Des niveaux alarmants de pesticides mesurés dans les sols et les vers de terre

C'est la conclusion à laquelle sont arrivés des chercheurs de l'INRAE et du CNRS, emmenés par Celine Pelosi. Ces résultats ont été publiés en ligne fin septembre dans la revue « Agriculture, Ecosystems and Environment ».

L'étude a été menée au printemps 2016 dans la région de Chizé (Deux-Sèvres), sur les 450 km2 de la zone atelier Plaine & Val de Sèvre (CNRS & INRAE), une grande plaine céréalière dédiée à l'étude des interactions entre les activités agricoles et l'environnement.

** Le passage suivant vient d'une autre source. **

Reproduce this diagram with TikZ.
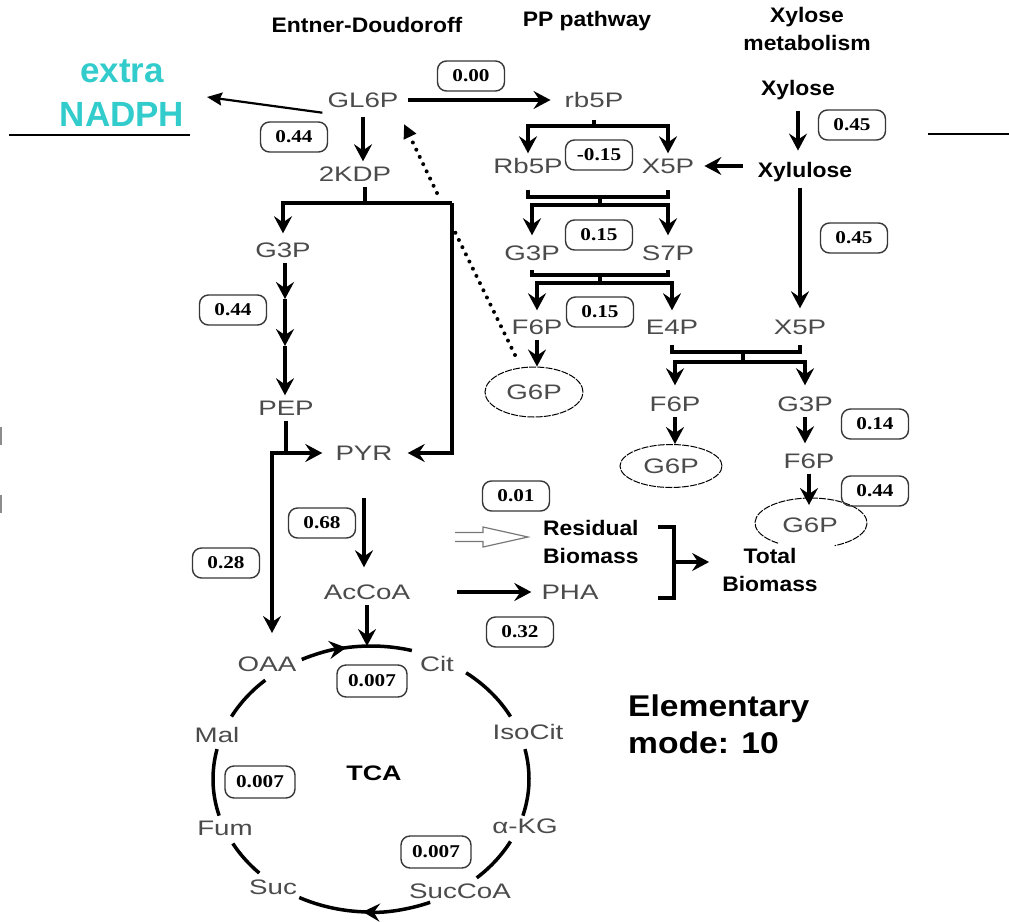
\documentclass[tikz,border=0pt]{standalone}
\usepackage{fontspec}
\usetikzlibrary{arrows.meta,shapes.geometric,calc}
\newfontfamily\grayfam[FakeStretch=1.32]{Liberation Sans}
\newfontfamily\boldfam[FakeStretch=1.09]{Liberation Sans}
\newfontfamily\numfam[FakeStretch=1.18]{Liberation Serif}
\newfontfamily\tcafam[FakeStretch=1.28]{Liberation Sans}
\newfontfamily\elemfam[FakeStretch=1.12]{Liberation Sans}
\newfontfamily\slidefam{Liberation Sans}
\definecolor{labgray}{RGB}{75,75,75}
\definecolor{boxgray}{RGB}{55,55,55}
\definecolor{nadphcol}{RGB}{51,204,204}
\definecolor{hollowgray}{RGB}{120,120,120}
\definecolor{markgray}{RGB}{140,140,140}
\begin{document}
\begin{tikzpicture}[x=1pt,y=-1pt,
 lab/.style={font=\grayfam\fontsize{21}{25}\selectfont, text=labgray, inner sep=5pt, text height=15pt, text depth=0pt},
 bl/.style={font=\boldfam\bfseries\fontsize{21}{28}\selectfont, inner sep=0pt, align=center},
 val/.style={draw=boxgray, line width=1.4pt, rounded corners=9pt, minimum width=67pt, minimum height=30pt, inner sep=0pt, font=\numfam\bfseries\fontsize{18}{20}\selectfont},
 valw/.style={val, minimum width=70pt, minimum height=32pt},
 arr/.style={line width=3.5pt, -{Stealth[length=17pt,width=18pt,inset=6pt]}},
 ln/.style={line width=3.5pt},
 ellline/.style={draw=black, line width=1pt, dash pattern=on 7pt off 1.2pt},
 g6p/.style={ellipse, ellline, inner sep=0pt, font=\grayfam\fontsize{21}{25}\selectfont, text=labgray},
 dots/.style={line width=4pt, line cap=round, dash pattern=on 0pt off 8pt},
]
\fill[white] (0,0) rectangle (1009,921);
\useasboundingbox (0,0) rectangle (1009,921);

% slide fragments
\draw[line width=2.5pt] (9,135) -- (190,135);
\draw[line width=2.5pt] (928,134) -- (1009,134);
\fill[markgray] (0,427) rectangle (2,445);
\fill[markgray] (0,495) rectangle (2,513);
\node[font=\slidefam\bfseries\fontsize{35}{44}\selectfont, text=nadphcol, align=center, inner sep=0pt] (nadph) at (122,93) {extra\\NADPH};

% headers
\node[bl] (hED) at (367,25) {Entner-Doudoroff};
\node[bl] (hPP) at (587,21) {PP pathway};
\node[bl] (hXy) at (807,29) {Xylose\\metabolism};

% gray metabolite labels
\node[lab] (GL6P) at (363,100) {GL6P};
\node[lab] (rb5P) at (594,100) {rb5P};
\node[lab] (KDP) at (355,174) {2KDP};
\node[lab] (Rb5P) at (528,166) {Rb5P};
\node[lab] (X5Pa) at (668,166) {X5P};
\node[lab] (G3Pa) at (283,250) {G3P};
\node[lab] (G3Pb) at (532,253) {G3P};
\node[lab] (S7P) at (668,253) {S7P};
\node[lab] (F6Pa) at (537,327) {F6P};
\node[lab] (E4P) at (672,327) {E4P};
\node[lab] (X5Pb) at (800,327) {X5P};
\node[lab] (PEP) at (286,408) {PEP};
\node[lab] (PYR) at (364,453) {PYR};
\node[lab] (F6Pb) at (675,404) {F6P};
\node[lab] (G3Pc) at (805,404) {G3P};
\node[lab] (F6Pc) at (809,461) {F6P};
\node[lab] (AcCoA) at (367,592) {AcCoA};
\node[lab] (PHA) at (570,592) {PHA};
\node[lab] (OAA) at (267,664) {OAA};
\node[lab] (Cit) at (437,664) {Cit};
\node[lab] (IsoCit) at (528,732) {IsoCit};
\node[lab] (Mal) at (217,735) {Mal};
\node[lab] (Fum) at (225,828) {Fum};
\node[lab] (aKG) at (525,826) {α-KG};
\node[lab] (Suc) at (273,887) {Suc};
\node[lab] (SucCoA) at (460,891) {SucCoA};

% G6P ellipses
\node[g6p, minimum width=98pt, minimum height=50pt] (G6Pa) at (534,392) {G6P};
\node[g6p, minimum width=102pt, minimum height=43pt] (G6Pb) at (671,466) {G6P};
\node[lab] (G6Pc) at (810,525) {G6P};
\coordinate (g6pcC) at (811,523);
\draw[ellline] ([shift={(126:56 and 25)}]g6pcC) arc[start angle=126, end angle=425, x radius=56, y radius=25];

% bold labels
\node[bl, anchor=base] (Xylose) at (798,95) {Xylose};
\node[bl, anchor=base] (Xylulose) at (805,177) {Xylulose};
\node[bl, align=left, anchor=west] (resid) at (543,542) {Residual\\Biomass};
\node[bl] (total) at (770,570) {Total\\Biomass};
\node[font=\tcafam\bfseries\fontsize{21}{25}\selectfont, inner sep=0pt] (tca) at (374,773) {TCA};
\node[font=\elemfam\bfseries\fontsize{30}{37}\selectfont, align=left, anchor=west, inner sep=0pt] (elem) at (628,724) {Elementary\\mode: 10};

% value boxes
\node[val] (b000) at (471,76) {0.00};
\node[val] (b044a) at (294,137) {0.44};
\node[val] (b015m) at (599,155) {-0.15};
\node[val] (b045a) at (852,125) {0.45};
\node[val] (b045b) at (854,238) {0.45};
\node[val] (b015a) at (599,235) {0.15};
\node[val] (b044b) at (233,310) {0.44};
\node[val] (b015b) at (600,312) {0.15};
\node[val] (b014) at (875,424) {0.14};
\node[val] (b044c) at (875,491) {0.44};
\node[val] (b001) at (516,496) {0.01};
\node[val] (b068) at (322,523) {0.68};
\node[val] (b028) at (226,563) {0.28};
\node[val] (b032) at (520,632) {0.32};
\node[valw] (b007a) at (372,681) {0.007};
\node[valw] (b007b) at (260,782) {0.007};
\node[valw] (b007c) at (436,852) {0.007};

% GL6P connectors
\coordinate (nadtip) at (207,97);
\draw[line width=2.2pt, -{Stealth[length=15pt,width=13pt,inset=2pt]}] (GL6P.south west) -- (nadtip);
\draw[arr, shorten <=4pt, shorten >=9pt] (GL6P.east) -- (rb5P.west);
\draw[arr, shorten <=4pt] (GL6P.south) -- (GL6P.south |- KDP.north);

% dotted G6P -> GL6P
\coordinate (dotA) at (455,232);
\coordinate (dotB) at (437,193);
\draw[dots] ([shift={(-19,-37)}]G6Pa.center) -- (dotA);
\draw[dots, -{Triangle[length=14pt,width=13pt]}] (dotB) -- ([shift={(41,24)}]GL6P.center);

% Entner-Doudoroff branch
\coordinate (jED) at (365,203);
\coordinate (jEDr) at (452,203);
\draw[ln] (KDP.south -| jED) -- (jED);
\draw[arr, shorten >=4pt] (jEDr) -| (G3Pa.north);
\draw[arr, shorten >=10pt] (jEDr) |- (PYR.east);
\coordinate (m1) at (285,299);
\coordinate (m2) at (285,346);
\draw[arr] (G3Pa.south -| m1) -- (m1);
\draw[arr] (m1) -- (m2);
\draw[arr] (m2) -- (m2 |- PEP.north);
\draw[arr, shorten >=8pt] (PEP.south) |- (PYR.west);
\coordinate (oaatip) at (272,633);
\draw[arr] (PEP.south |- PYR.west) -| (oaatip);
\draw[arr, shorten <=32pt, shorten >=12pt] (PYR.south) -- (PYR.south |- AcCoA.north);
\coordinate (tcatop) at (367,646);
\draw[arr] (AcCoA.south) -- (AcCoA.south |- tcatop);
\draw[arr, shorten <=42pt, shorten >=5pt] (AcCoA.east) -- (PHA.west);

% PP pathway
\coordinate (jrb) at (596,126);
\draw[ln, shorten <=7pt] (rb5P.south) -- (rb5P.south |- jrb);
\draw[arr] (rb5P.south |- jrb) -| (Rb5P.north);
\draw[arr] (rb5P.south |- jrb) -| (X5Pa.north);
\coordinate (p1t) at (600,197);
\coordinate (p1b) at (600,205);
\draw[ln] ([yshift=-11pt]Rb5P.south) -- (Rb5P.south |- p1t) -- (X5Pa.south |- p1t) -- ([yshift=-11pt]X5Pa.south);
\draw[ln] (p1t) -- (p1b);
\draw[arr, shorten >=5pt] (p1b) -| (G3Pb.north);
\draw[arr, shorten >=5pt] (p1b) -| (S7P.north);
\coordinate (p2t) at (600,275);
\coordinate (p2b) at (600,283);
\draw[ln] ([yshift=-4pt]G3Pb.south) -- (G3Pb.south |- p2t) -- (S7P.south |- p2t) -- ([yshift=-4pt]S7P.south);
\draw[ln] (p2t) -- (p2b);
\draw[arr, shorten >=4pt] (p2b) -| (F6Pa.north);
\draw[arr, shorten >=4pt] (p2b) -| (E4P.north);
\draw[arr] (F6Pa.south) -- (F6Pa.south |- G6Pa.north);
\coordinate (p3t) at (743,352);
\coordinate (p3b) at (743,362);
\draw[ln] ([yshift=-5pt]E4P.south) -- (E4P.south |- p3t) -- (X5Pb.south |- p3t) -- ([yshift=-5pt]X5Pb.south);
\draw[ln] (p3t) -- (p3b);
\draw[arr, shorten >=6pt] (p3b) -| (F6Pb.north);
\draw[arr, shorten >=6pt] (p3b) -| (G3Pc.north);
\draw[arr] (F6Pb.south) -- (F6Pb.south |- G6Pb.north);
\draw[arr, shorten >=5pt] (G3Pc.south) -- (G3Pc.south |- F6Pc.north);
\coordinate (g6pctip) at (809,505);
\draw[arr] (F6Pc.south) -- (F6Pc.south |- g6pctip);

% xylose
\draw[arr, shorten <=11pt, shorten >=11pt] (Xylose.south) -- (Xylose.south |- Xylulose.north);
\draw[arr, shorten <=15pt, shorten >=5pt] (X5Pa.east -| Xylulose.west) -- (X5Pa.east);
\draw[arr, shorten <=6pt, shorten >=6pt] (X5Pb.north |- Xylulose.south) -- (X5Pb.north);

% biomass
\draw[hollowgray, line width=1.2pt] (455,532.5) -- (483,532.5) -- (483,527) -- (528,537) -- (483,547) -- (483,541.5) -- (455,541.5);
\coordinate (brT) at (658,527);
\coordinate (brB) at (658,598);
\coordinate (brM) at (674,562);
\draw[ln] (brT) -- ++(16,0) |- (brB);
\draw[arr, shorten >=13pt] (brM) -- (total.west |- brM);

% TCA cycle
\coordinate (tcac) at (371,779);
\draw[arr] ([shift={(-116:158 and 133)}]tcac) arc[start angle=-116, end angle=-99, x radius=158, y radius=133];
\draw[ln] ([shift={(-101:158 and 133)}]tcac) arc[start angle=-101, end angle=-75, x radius=158, y radius=133];
\draw[ln] ([shift={(-53:158 and 133)}]tcac) arc[start angle=-53, end angle=-28, x radius=158, y radius=133];
\draw[ln] ([shift={(-13:158 and 133)}]tcac) arc[start angle=-13, end angle=16, x radius=158, y radius=133];
\draw[ln] ([shift={(28:158 and 133)}]tcac) arc[start angle=28, end angle=48, x radius=158, y radius=133];
\draw[arr] ([shift={(68:158 and 133)}]tcac) arc[start angle=68, end angle=93, x radius=158, y radius=133];
\draw[ln] ([shift={(91:158 and 133)}]tcac) arc[start angle=91, end angle=117, x radius=158, y radius=133];
\draw[ln] ([shift={(135:158 and 133)}]tcac) arc[start angle=135, end angle=151, x radius=158, y radius=133];
\draw[ln] ([shift={(164:158 and 133)}]tcac) arc[start angle=164, end angle=193, x radius=158, y radius=133];
\draw[ln] ([shift={(208:158 and 133)}]tcac) arc[start angle=208, end angle=228, x radius=158, y radius=133];
\end{tikzpicture}
\end{document}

Les auteurs ont analysé 180 échantillons de sol et 155 vers de terre, dont respectivement 60 et 52 issus de parcelles de céréales (les autres provenant de prairies et de haies) pour y rechercher la présence de 31 pesticides couramment utilisés (insecticides, fongicides et herbicides), dont 29 sont actuellement autorisés en agriculture (l'herbicide acetochlor et l'insecticide bifenthrine sont interdits depuis 2013).

La collecte de vers de terre s'est focalisée sur l'espèce Allolobophora chlorotica, bien représentée dans ce paysage et vivant à la surface du sol (espèce épi-endogé). Entre 0 et 10 spécimens ont été collectés par site (aucun ver trouvé sur 25 des 180 sites).

Prélèvement d'échantillon (photo Celine Pelosi)

 

Conclusion : la totalité des prélèvements analysés (sol et vers de terre) contiennent au moins une des substances recherchées, et 90 % contiennent un mélange d'au moins un insecticide, un fongicide et un herbicide. 27 des 31 molécules recherchées ont été retrouvées dans les sols et 18/31 dans les vers de terre. Il a été observé en moyenne 3,5 pesticides/ver de terre et 8,5 pesticides/échantillon de sol.

Les quatre substances les plus fréquemment retrouvées sont le diflufenican (un herbicide), l'imidaclopride (un insecticide néonicotinoïde) et deux fongicides, le boscalid et l'époxiconazole. Ces quatre pesticides ont été détectés simultanément dans plus de 80 % des sols analysés et l'imidaclopride a été retrouvé dans 79 % des échantillons de vers de terre.

Parmi les prélèvements, une partie a été effectuée dans des prairies et des haies adjacentes aux parcelles cultivées ainsi que dans des parcelles en agriculture biologique. Dans 43 % des parcelles gérées en agriculture biologique, il a été retrouvé plus de 9 pesticides différents dans les sols, montrant ainsi une contamination des milieux non traités. La contamination restait cependant bien plus élevée dans les parcelles gérées en agriculture conventionnelle (+89 % pour les fongicides, +68 % pour les herbicides et + 63 % pour les insecticides). Il en est de même pour la contamination des vers de terre.

Il a été observé une très forte concentration de ces substances actives dans les vers de terre prélevés dans les parcelles de céréales versus prairies : 3 fois plus par exemple pour l'imidaclopride et 72 fois plus pour le diflufenican.

Enfin les chercheurs ont évalué l'impact de cette exposition aux pesticides sur les vers de terre. Ainsi il a été mesuré un risque de toxicité pour 4 pesticides (imidaclopride, boscalid, époxiconazole et cypoconazole) dans 42 % des sols échantillonnés. Un risque négligeable ou faible a été détecté dans seulement 22 % des sols en considérant la toxicité des mélanges de pesticides détectés. Un risque de toxicité caractérisé d'élevé a également été observé dans les haies (37 %) et les céréales bio (43 %), mais très peu dans les prairies.

Le transfert des pesticides par l'air ou par l'eau de ruissellement reste à expliquer et cette situation pose clairement la question des mesures à mettre en place pour protéger les infrastructures agroécologiques (IAE) et les parcelles biologiques de ces traitements phytosanitaires.

La bioaccumulation des pesticides dans les vers de terre pose aussi la question de la contamination des chaines alimentaires et de la menace de certaines populations d'oiseaux (espèces consommatrices de vers de terre) mais aussi pour la survie et le maintien des populations de vers de terre.

Ces résultats montrent enfin qu'il est nécessaire d'étendre les recherches sur la toxicité des matières actives et de leur cocktail sur les vers de terre.

 

Source : C. Pelosi, C. Bertrand, G. Daniele, M. Coeurdassier, P. Benoit, S. N´elieu, F. Lafay, V. Bretagnolle, S. Gaba, E. Vulliet, C. Fritsch. 2020. Residues of currently used pesticides in soils and earthworms: A silent threat? « Agriculture, Ecosystems & Environment, ».